Week in Review – 18 March 2016

Local Property News 
Property cooling measures in Singapore – to stay or go?
In hopes that property prices will rebound after cooling measures have been relaxed developers have been requesting for the government to relook at cooling measures. However, it might be too early to ease property cooling measures. According to Citi analysts, property prices in past cycles fell by over 10% before cooling measures were alleviated. With prices having dropped only 8.4 per cent as of Q4 2015 since the 2013 peak, there seems to be more room for price moderation in the property market.
Despite expecting a market rebound, analysts warn that property prices might continue decreasing due to weak demand. Slow economic growth, high household debt and increasing retrenchments have deterred buyers. According to a report by DTZ, there has been an 85% increase in properties put up for mortgagee sales in 2015, up from 47 properties in 2014, to 87 properties. This trend might be even more striking in the private property market as recent Housing and Development Board (HDB) measures appear to have reduced demand. Apart from revising the income ceiling for HDB housing grants up from $10,000 to $12,000 per month, HDB will also seek to provide greater flexibility in helping buyers with their third HDB housing loan.

Private property market records poor sales figures in February, expected to pick up in March
February saw the smallest number of units sold by developers in 14 months despite more units launched. According to the Urban Redevelopment Authority (URA), 301 units were sold in February 2016, a 6.8 per cent decrease compared to the 323 transactions in January. Year-on-year, February 2016 saw sales drop 22.8 per cent, down from 390 in February 2015.
Analysts expect numbers to pick up in March 2016, considering a number of project launches this month – including Cairnhill Nine and The Wisteria – have seen good sales figures. The Wisteria, launched last weekend, has sold 85 per cent of its 138 units. Similarly, Cairnhill Nine sold approximately 70 per cent of its 200 units.
Global Property News 
Rising demand for Filipino property 
According to Lamudi, a specialist on emerging property markets, greater internet penetration in Philippines has resulted in a rise in online property searches and queries. This has allowed the country to rise through the ranks and emerge as the 13th most popular country on TheMoveChannel.com, a global property website.  The country’s economic boom has also contributed to positive investor interest in the property market and consequently, greater demand for Filipino property. Boracay is an investment hotspot with the new airport slated to be completed this year, as well as launches of major property developments. 

Singapore-based property firm set its sights on Bruneian investors 
SLP International revealed plans to increase its activity in Brunei due to the positive long-term prospects of the market. Brunei is seen as a long-term market because of the number of wealthy clients experienced in overseas property investment. Interest in overseas investment is strong due to the strong Brunei dollar, and the firm believes that there is still a significant number of wealthy clients who are open to investing in overseas property. 

More affordable homes in London 
To cope with the demands of a growing population, Boris Johnson, Mayor of London, has announced plans to increase housing supply, stimulate building and construct affordable homes in London.

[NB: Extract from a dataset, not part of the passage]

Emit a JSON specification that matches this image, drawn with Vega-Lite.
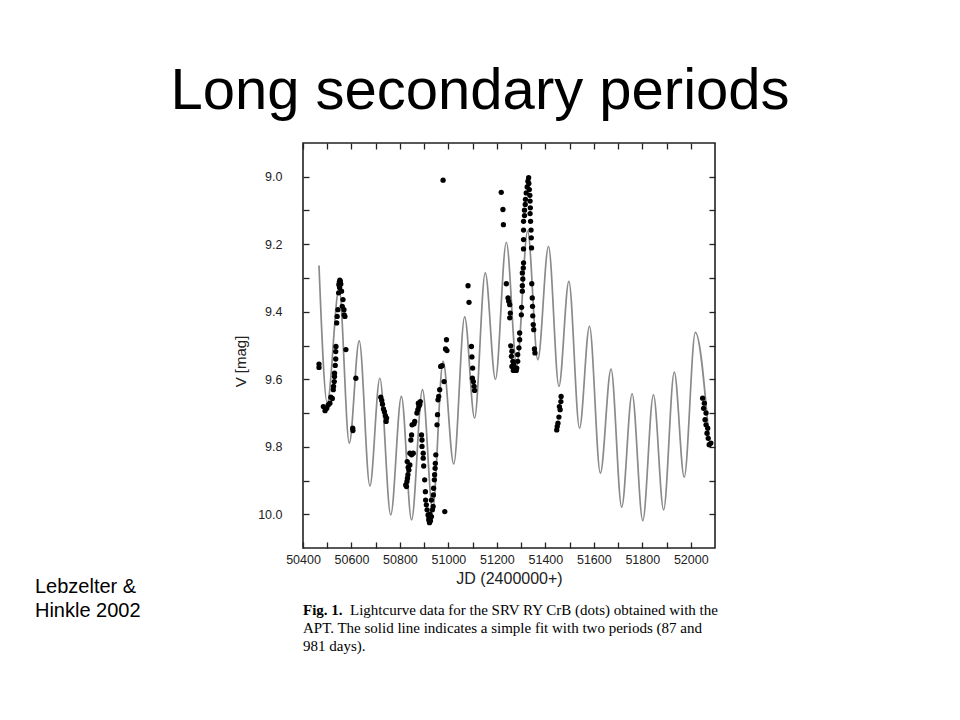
{
  "$schema": "https://vega.github.io/schema/vega-lite/v6.json",
  "width": 412,
  "height": 405,
  "autosize": {"type": "none"},
  "padding": {"left": 303, "top": 143, "right": 245, "bottom": 172},
  "background": "white",
  "title": {"text": "Long secondary periods", "font": "Liberation Sans", "fontSize": 58, "fontWeight": "normal", "color": "#000000", "anchor": "middle", "dx": -29, "dy": 58, "baseline": "alphabetic", "offset": 33},
  "config": {
    "view": {"stroke": "#222222", "strokeWidth": 1.6},
    "axis": {"grid": false, "domain": false, "tickColor": "#222222", "tickWidth": 1.3, "labelFont": "Liberation Sans", "labelColor": "#222222", "titleFont": "Liberation Sans", "titleColor": "#222222", "titleFontWeight": "normal"}
  },
  "datasets": {
    "fit": [
      {"jd": 50466, "fit": 9.263}, {"jd": 50500, "fit": 9.670}, {"jd": 50549, "fit": 9.330}, {"jd": 50591, "fit": 9.789},
      {"jd": 50632, "fit": 9.486}, {"jd": 50676, "fit": 9.916}, {"jd": 50717, "fit": 9.597}, {"jd": 50762, "fit": 10.002},
      {"jd": 50806, "fit": 9.651}, {"jd": 50848, "fit": 10.017}, {"jd": 50893, "fit": 9.631}, {"jd": 50935, "fit": 9.985},
      {"jd": 50978, "fit": 9.547}, {"jd": 51022, "fit": 9.851}, {"jd": 51067, "fit": 9.415}, {"jd": 51108, "fit": 9.715},
      {"jd": 51152, "fit": 9.285}, {"jd": 51194, "fit": 9.600}, {"jd": 51239, "fit": 9.194}, {"jd": 51282, "fit": 9.560},
      {"jd": 51327, "fit": 9.161}, {"jd": 51369, "fit": 9.542}, {"jd": 51413, "fit": 9.206}, {"jd": 51456, "fit": 9.621},
      {"jd": 51497, "fit": 9.310}, {"jd": 51541, "fit": 9.745}, {"jd": 51582, "fit": 9.443}, {"jd": 51627, "fit": 9.878},
      {"jd": 51671, "fit": 9.570}, {"jd": 51715, "fit": 9.979}, {"jd": 51758, "fit": 9.643}, {"jd": 51802, "fit": 10.019},
      {"jd": 51846, "fit": 9.646}, {"jd": 51888, "fit": 9.987}, {"jd": 51932, "fit": 9.579}, {"jd": 51973, "fit": 9.890},
      {"jd": 52019, "fit": 9.461}, {"jd": 52076, "fit": 9.780}
    ],
    "obs": [
      {"jd": 50466, "v": 9.555}, {"jd": 50466, "v": 9.565}, {"jd": 50484, "v": 9.681}, {"jd": 50491, "v": 9.693},
      {"jd": 50498, "v": 9.686}, {"jd": 50504, "v": 9.676}, {"jd": 50511, "v": 9.671}, {"jd": 50515, "v": 9.653},
      {"jd": 50521, "v": 9.657}, {"jd": 50525, "v": 9.631}, {"jd": 50526, "v": 9.621}, {"jd": 50529, "v": 9.607},
      {"jd": 50530, "v": 9.592}, {"jd": 50530, "v": 9.582}, {"jd": 50533, "v": 9.559}, {"jd": 50535, "v": 9.540},
      {"jd": 50535, "v": 9.518}, {"jd": 50536, "v": 9.503}, {"jd": 50539, "v": 9.433}, {"jd": 50541, "v": 9.414},
      {"jd": 50544, "v": 9.394}, {"jd": 50547, "v": 9.344}, {"jd": 50548, "v": 9.320}, {"jd": 50550, "v": 9.312},
      {"jd": 50552, "v": 9.306}, {"jd": 50554, "v": 9.310}, {"jd": 50556, "v": 9.318}, {"jd": 50551, "v": 9.328},
      {"jd": 50559, "v": 9.339}, {"jd": 50565, "v": 9.364}, {"jd": 50562, "v": 9.384}, {"jd": 50569, "v": 9.394},
      {"jd": 50570, "v": 9.409}, {"jd": 50573, "v": 9.414}, {"jd": 50577, "v": 9.512}, {"jd": 50605, "v": 9.745},
      {"jd": 50606, "v": 9.752}, {"jd": 50618, "v": 9.597},
      {"jd": 50721, "v": 9.653}, {"jd": 50725, "v": 9.663}, {"jd": 50728, "v": 9.674}, {"jd": 50732, "v": 9.688},
      {"jd": 50736, "v": 9.696}, {"jd": 50740, "v": 9.708}, {"jd": 50745, "v": 9.715}, {"jd": 50743, "v": 9.725},
      {"jd": 50824, "v": 9.913}, {"jd": 50827, "v": 9.918}, {"jd": 50831, "v": 9.893}, {"jd": 50829, "v": 9.903},
      {"jd": 50837, "v": 9.869}, {"jd": 50833, "v": 9.883}, {"jd": 50841, "v": 9.854}, {"jd": 50830, "v": 9.844},
      {"jd": 50834, "v": 9.861}, {"jd": 50848, "v": 9.824}, {"jd": 50841, "v": 9.819}, {"jd": 50855, "v": 9.819},
      {"jd": 50845, "v": 9.780}, {"jd": 50848, "v": 9.765}, {"jd": 50850, "v": 9.735}, {"jd": 50858, "v": 9.732},
      {"jd": 50861, "v": 9.725},
      {"jd": 50870, "v": 9.700}, {"jd": 50874, "v": 9.690}, {"jd": 50878, "v": 9.681}, {"jd": 50882, "v": 9.675},
      {"jd": 50884, "v": 9.666}, {"jd": 50876, "v": 9.671},
      {"jd": 50889, "v": 9.765}, {"jd": 50891, "v": 9.780}, {"jd": 50891, "v": 9.799}, {"jd": 50896, "v": 9.819},
      {"jd": 50896, "v": 9.834}, {"jd": 50898, "v": 9.857}, {"jd": 50902, "v": 9.898}, {"jd": 50905, "v": 9.933},
      {"jd": 50906, "v": 9.958}, {"jd": 50909, "v": 9.972}, {"jd": 50912, "v": 9.987}, {"jd": 50916, "v": 10.002},
      {"jd": 50919, "v": 10.017}, {"jd": 50922, "v": 10.025}, {"jd": 50926, "v": 10.019}, {"jd": 50930, "v": 10.007},
      {"jd": 50934, "v": 9.987}, {"jd": 50937, "v": 9.977}, {"jd": 50930, "v": 9.958}, {"jd": 50920, "v": 10.010},
      {"jd": 50924, "v": 10.000},
      {"jd": 50938, "v": 9.943}, {"jd": 50939, "v": 9.923}, {"jd": 50942, "v": 9.898}, {"jd": 50943, "v": 9.883},
      {"jd": 50945, "v": 9.864}, {"jd": 50946, "v": 9.849}, {"jd": 50948, "v": 9.824}, {"jd": 50953, "v": 9.735},
      {"jd": 50955, "v": 9.705}, {"jd": 50957, "v": 9.661}, {"jd": 50960, "v": 9.651}, {"jd": 50964, "v": 9.631},
      {"jd": 50968, "v": 9.562}, {"jd": 50974, "v": 9.560}, {"jd": 50982, "v": 9.607}, {"jd": 50988, "v": 9.510},
      {"jd": 50992, "v": 9.483}, {"jd": 50994, "v": 9.515}, {"jd": 50985, "v": 9.992}, {"jd": 50978, "v": 9.010},
      {"jd": 51081, "v": 9.323}, {"jd": 51085, "v": 9.372}, {"jd": 51095, "v": 9.503}, {"jd": 51097, "v": 9.534},
      {"jd": 51100, "v": 9.567}, {"jd": 51099, "v": 9.597}, {"jd": 51103, "v": 9.607}, {"jd": 51106, "v": 9.621},
      {"jd": 51108, "v": 9.633},
      {"jd": 51218, "v": 9.046}, {"jd": 51225, "v": 9.097}, {"jd": 51227, "v": 9.142}, {"jd": 51239, "v": 9.317},
      {"jd": 51246, "v": 9.359}, {"jd": 51249, "v": 9.369}, {"jd": 51253, "v": 9.379}, {"jd": 51253, "v": 9.418},
      {"jd": 51255, "v": 9.404}, {"jd": 51257, "v": 9.501}, {"jd": 51262, "v": 9.517}, {"jd": 51260, "v": 9.532},
      {"jd": 51266, "v": 9.547}, {"jd": 51262, "v": 9.562}, {"jd": 51268, "v": 9.574}, {"jd": 51269, "v": 9.557},
      {"jd": 51273, "v": 9.570}, {"jd": 51280, "v": 9.574}, {"jd": 51282, "v": 9.567}, {"jd": 51286, "v": 9.547},
      {"jd": 51286, "v": 9.527}, {"jd": 51291, "v": 9.507}, {"jd": 51294, "v": 9.483}, {"jd": 51294, "v": 9.463},
      {"jd": 51301, "v": 9.409}, {"jd": 51302, "v": 9.387}, {"jd": 51305, "v": 9.339}, {"jd": 51305, "v": 9.323},
      {"jd": 51307, "v": 9.303}, {"jd": 51305, "v": 9.285}, {"jd": 51309, "v": 9.270}, {"jd": 51310, "v": 9.255},
      {"jd": 51310, "v": 9.214}, {"jd": 51310, "v": 9.186}, {"jd": 51310, "v": 9.158}, {"jd": 51310, "v": 9.132},
      {"jd": 51314, "v": 9.115}, {"jd": 51314, "v": 9.099}, {"jd": 51317, "v": 9.082}, {"jd": 51318, "v": 9.067},
      {"jd": 51321, "v": 9.048}, {"jd": 51325, "v": 9.030}, {"jd": 51328, "v": 9.013}, {"jd": 51331, "v": 9.003},
      {"jd": 51332, "v": 9.020}, {"jd": 51334, "v": 9.038}, {"jd": 51336, "v": 9.055}, {"jd": 51337, "v": 9.072},
      {"jd": 51338, "v": 9.092}, {"jd": 51337, "v": 9.109}, {"jd": 51339, "v": 9.132}, {"jd": 51341, "v": 9.158},
      {"jd": 51342, "v": 9.181}, {"jd": 51343, "v": 9.211}, {"jd": 51344, "v": 9.317}, {"jd": 51346, "v": 9.359},
      {"jd": 51347, "v": 9.384}, {"jd": 51348, "v": 9.412}, {"jd": 51350, "v": 9.438}, {"jd": 51352, "v": 9.453},
      {"jd": 51355, "v": 9.510}, {"jd": 51357, "v": 9.522},
      {"jd": 51465, "v": 9.651}, {"jd": 51464, "v": 9.666}, {"jd": 51458, "v": 9.681}, {"jd": 51461, "v": 9.690},
      {"jd": 51456, "v": 9.712}, {"jd": 51452, "v": 9.730}, {"jd": 51449, "v": 9.740}, {"jd": 51447, "v": 9.750},
      {"jd": 52049, "v": 9.656}, {"jd": 52056, "v": 9.671}, {"jd": 52053, "v": 9.686}, {"jd": 52063, "v": 9.700},
      {"jd": 52059, "v": 9.720}, {"jd": 52063, "v": 9.735}, {"jd": 52070, "v": 9.745}, {"jd": 52067, "v": 9.760},
      {"jd": 52072, "v": 9.775}, {"jd": 52076, "v": 9.794}, {"jd": 52083, "v": 9.789}
    ],
    "one": [{"id": 1}]
  },
  "layer": [
    {
      "data": {"name": "fit"},
      "mark": {"type": "line", "interpolate": "monotone", "color": "#8a8a8a", "strokeWidth": 1.7},
      "encoding": {
        "x": {"field": "jd", "type": "quantitative", "scale": {"domain": [50400, 52100], "nice": false, "zero": false},
              "axis": {"orient": "top", "values": [50400,50500,50600,50700,50800,50900,51000,51100,51200,51300,51400,51500,51600,51700,51800,51900,52000], "labels": false, "tickSize": -6, "title": null}},
        "y": {"field": "fit", "type": "quantitative", "scale": {"domain": [8.9, 10.1], "reverse": true, "nice": false, "zero": false},
              "axis": {"orient": "right", "values": [9.0,9.1,9.2,9.3,9.4,9.5,9.6,9.7,9.8,9.9,10.0], "labels": false, "tickSize": -6, "title": null}}
      }
    },
    {
      "data": {"name": "obs"},
      "mark": {"type": "circle", "size": 28, "color": "#000000", "opacity": 1},
      "encoding": {
        "x": {"field": "jd", "type": "quantitative", "scale": {"domain": [50400, 52100], "nice": false, "zero": false},
              "axis": {"orient": "bottom", "values": [50400,50500,50600,50700,50800,50900,51000,51100,51200,51300,51400,51500,51600,51700,51800,51900,52000], "format": "d", "labelExpr": "datum.value % 200 === 0 ? datum.label : ''", "labelFlush": false, "labelOverlap": false, "tickSize": -6, "labelPadding": 11, "labelFontSize": 12.5, "title": "JD (2400000+)", "titleFontSize": 16, "titleBaseline": "alphabetic", "titleY": 35}},
        "y": {"field": "v", "type": "quantitative", "scale": {"domain": [8.9, 10.1], "reverse": true, "nice": false, "zero": false},
              "axis": {"orient": "left", "values": [9.0,9.1,9.2,9.3,9.4,9.5,9.6,9.7,9.8,9.9,10.0], "format": ".1f", "labelExpr": "round(datum.value * 10) % 2 === 0 ? datum.label : ''", "tickSize": -6, "labelPadding": 27, "labelFontSize": 12.5, "title": "V [mag]", "titleFontSize": 15, "titleBaseline": "alphabetic", "titleX": -58, "titleY": 218}}
      }
    },
    {
      "data": {"name": "one"},
      "mark": {"type": "text", "text": ["Lebzelter &", "Hinkle 2002"], "align": "left", "baseline": "alphabetic", "font": "Liberation Sans", "fontSize": 20, "lineHeight": 24, "color": "#000000"},
      "encoding": {
        "x": {"datum": 49294, "type": "quantitative", "scale": {"domain": [50400, 52100], "nice": false, "zero": false}, "axis": null},
        "y": {"datum": 10.233, "type": "quantitative", "scale": {"domain": [8.9, 10.1], "reverse": true, "nice": false, "zero": false}, "axis": null}
      }
    },
    {
      "data": {"name": "one"},
      "mark": {"type": "text", "text": "Fig. 1.", "align": "left", "baseline": "alphabetic", "font": "Liberation Serif", "fontSize": 15, "fontWeight": "bold", "color": "#000000"},
      "encoding": {
        "x": {"datum": 50400, "type": "quantitative", "scale": {"domain": [50400, 52100], "nice": false, "zero": false}, "axis": null},
        "y": {"datum": 10.298, "type": "quantitative", "scale": {"domain": [8.9, 10.1], "reverse": true, "nice": false, "zero": false}, "axis": null}
      }
    },
    {
      "data": {"name": "one"},
      "mark": {"type": "text", "text": "Lightcurve data for the SRV RY CrB (dots) obtained with the", "align": "left", "baseline": "alphabetic", "font": "Liberation Serif", "fontSize": 15, "dx": 47, "color": "#000000"},
      "encoding": {
        "x": {"datum": 50400, "type": "quantitative", "scale": {"domain": [50400, 52100], "nice": false, "zero": false}, "axis": null},
        "y": {"datum": 10.298, "type": "quantitative", "scale": {"domain": [8.9, 10.1], "reverse": true, "nice": false, "zero": false}, "axis": null}
      }
    },
    {
      "data": {"name": "one"},
      "mark": {"type": "text", "text": ["APT. The solid line indicates a simple fit with two periods (87 and", "981 days)."], "align": "left", "baseline": "alphabetic", "font": "Liberation Serif", "fontSize": 15, "lineHeight": 18, "color": "#000000"},
      "encoding": {
        "x": {"datum": 50400, "type": "quantitative", "scale": {"domain": [50400, 52100], "nice": false, "zero": false}, "axis": null},
        "y": {"datum": 10.352, "type": "quantitative", "scale": {"domain": [8.9, 10.1], "reverse": true, "nice": false, "zero": false}, "axis": null}
      }
    }
  ],
  "resolve": {"axis": {"x": "independent", "y": "independent"}}
}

He is aiming to deliver 100,000 affordable homes before his term ends. This involves creating 11 new housing zones with more than 25,000 news homes across London, stretching from Havering to Kingston and Enfield, bringing the total number of housing zones planned in London to 31, and 77,000 new homes. 
Of the 77,000 new homes, 34 per cent will be affordable, with regeneration of main town centres, train station hubs and housing estates.

Strong passive income for property owners; luxury apartment market in New York slows
According to Bloomberg data, Palm Beach, Florida; Montecito, California; Indian River Shores, Florida; and Los Altos Hills, California are the top five cities in the United States where the rich need to do the least to grow their wealth.
69 per cent of households in Atherton, California earn some form of “passive income” – income requiring minimal effort including dividends and rental payments. These Atherton households bring in approximately US$177,773 per annum. 
While these areas are seeing strong performance in the property market, New York’s high-end residential market is slowing down. Sales volumes of high-end residences in New York decreased from 55 transactions two years ago to 47 in 2015 and industry watchers think the number might drop further in 2016. City officials say the slowing high-end residential market might be beneficial for the city, as land prices have deterred the construction of new rental apartments and offices, while also pricing out small businesses. Furthermore, 30 per cent of those who are renting apartments are devoting more than half their income to pay for housing and utilities.

Demand for low-end properties outweighing supply
In the United States, with job growth being steady, mortgage rates low and apartment rents setting record highs, millennials are shifting their focus to homeownership, if they can find a house. 
A persistent lack of lower-priced houses has led to demand outweighing supply, causing millennials to face an affordability crunch. Where inventory is stocking up for the higher-end market, buyers looking to purchase lower-end houses are facing the exact opposite. The shortage is most pressing for starter homes. For properties valued at US$250,000 and below, inventory was lower by 8.2 per cent in January 2016 compared to January 2015, according to thae National Association of Realtors.